The currency situation in Yugoslavia in 1992 was one of catastrophic hyperinflation, directly resulting from the violent disintegration of the federal state. Following the secession of Slovenia, Croatia, Bosnia and Herzegovina, and Macedonia, the rump Federal Republic of Yugoslavia (consisting of Serbia and Montenegro) inherited the old Yugoslav dinar but faced an economic abyss. International sanctions, imposed due to the regime's role in the Balkan Wars, severed the economy from world trade, while the government of Slobodan Milošević, needing to fund both massive military expenditures and maintain social peace, resorted to the unrestrained printing of money to cover its deficits.

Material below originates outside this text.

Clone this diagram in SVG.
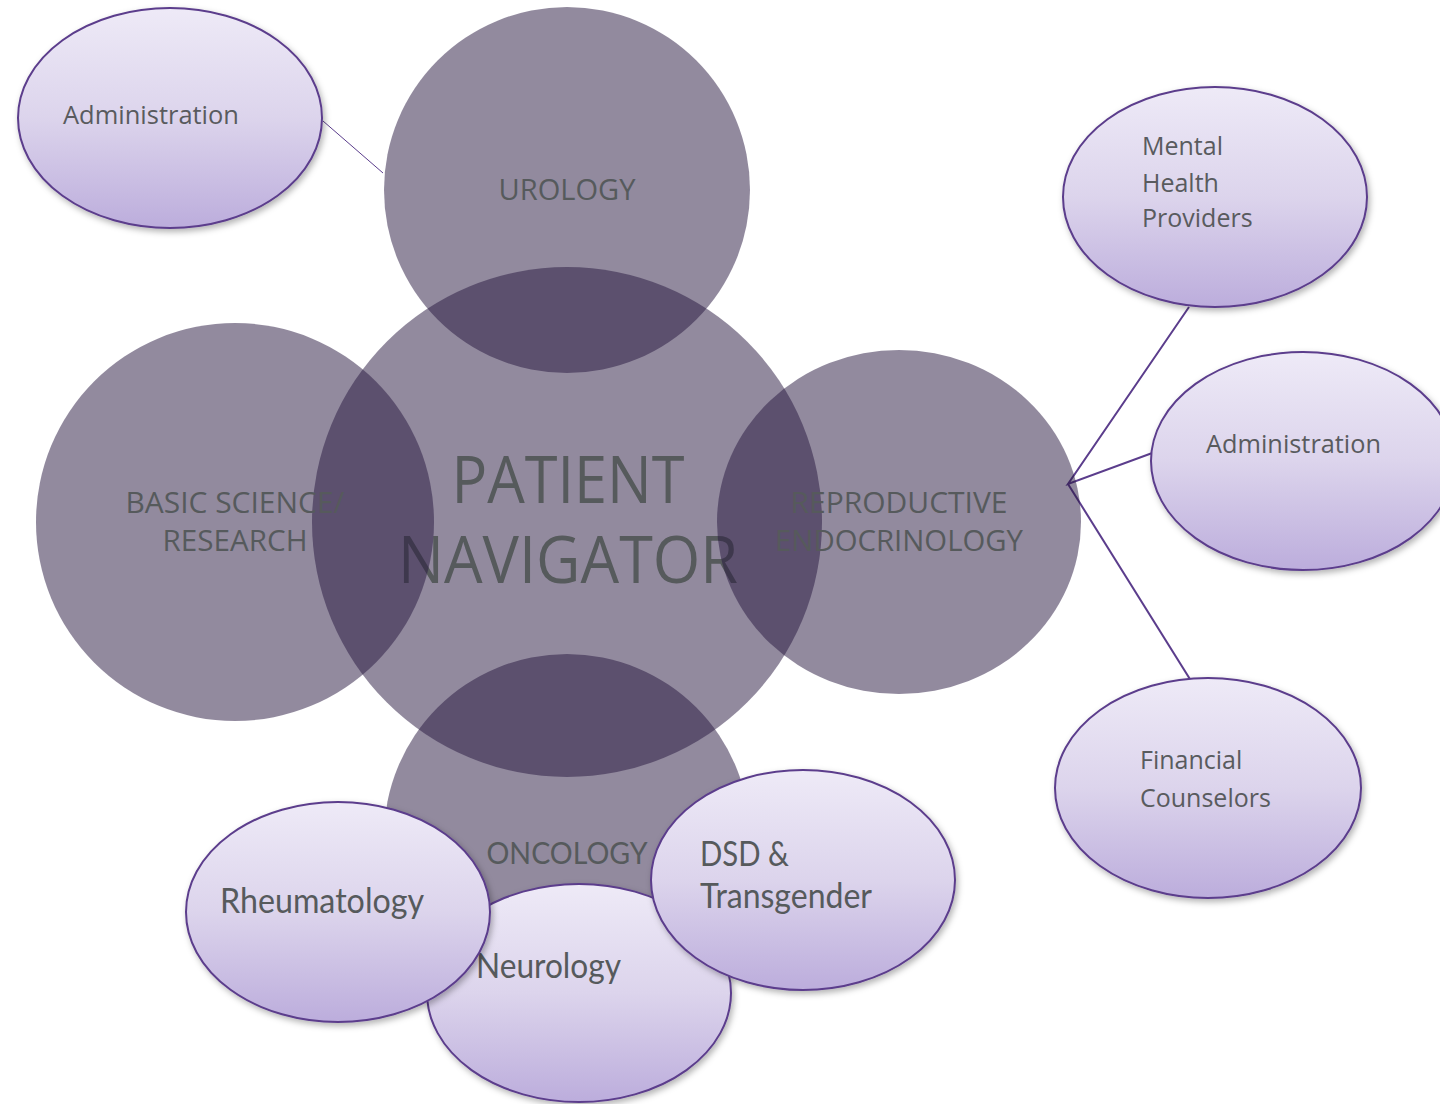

This monetary explosion collided with a collapsing production base, leading to a classic hyperinflationary spiral. The National Bank of Yugoslavia lost all control, issuing ever-higher denominations—from 5,000-dinar notes in early 1992 to 500 billion-dinar notes by the end of the year. Prices doubled within hours, savings were obliterated, and the economy regressed to barter. Several "currency reforms" were attempted, where new dinars were introduced, lopping zeros off the old ones, but these were merely technical adjustments that did not address the underlying fiscal crisis.
Consequently, by late 1992, the Yugoslav dinar ceased to function as a meaningful store of value or unit of account. In practice, the economy became "dollarized," with the German Deutsche Mark (and later the US dollar) serving as the stable currency for large transactions and savings, while the government-issued dinar was used only for small, immediate daily necessities. This period marked the complete breakdown of monetary sovereignty, setting the stage for even more extreme hyperinflation in 1993, which would go down as one of the worst in economic history.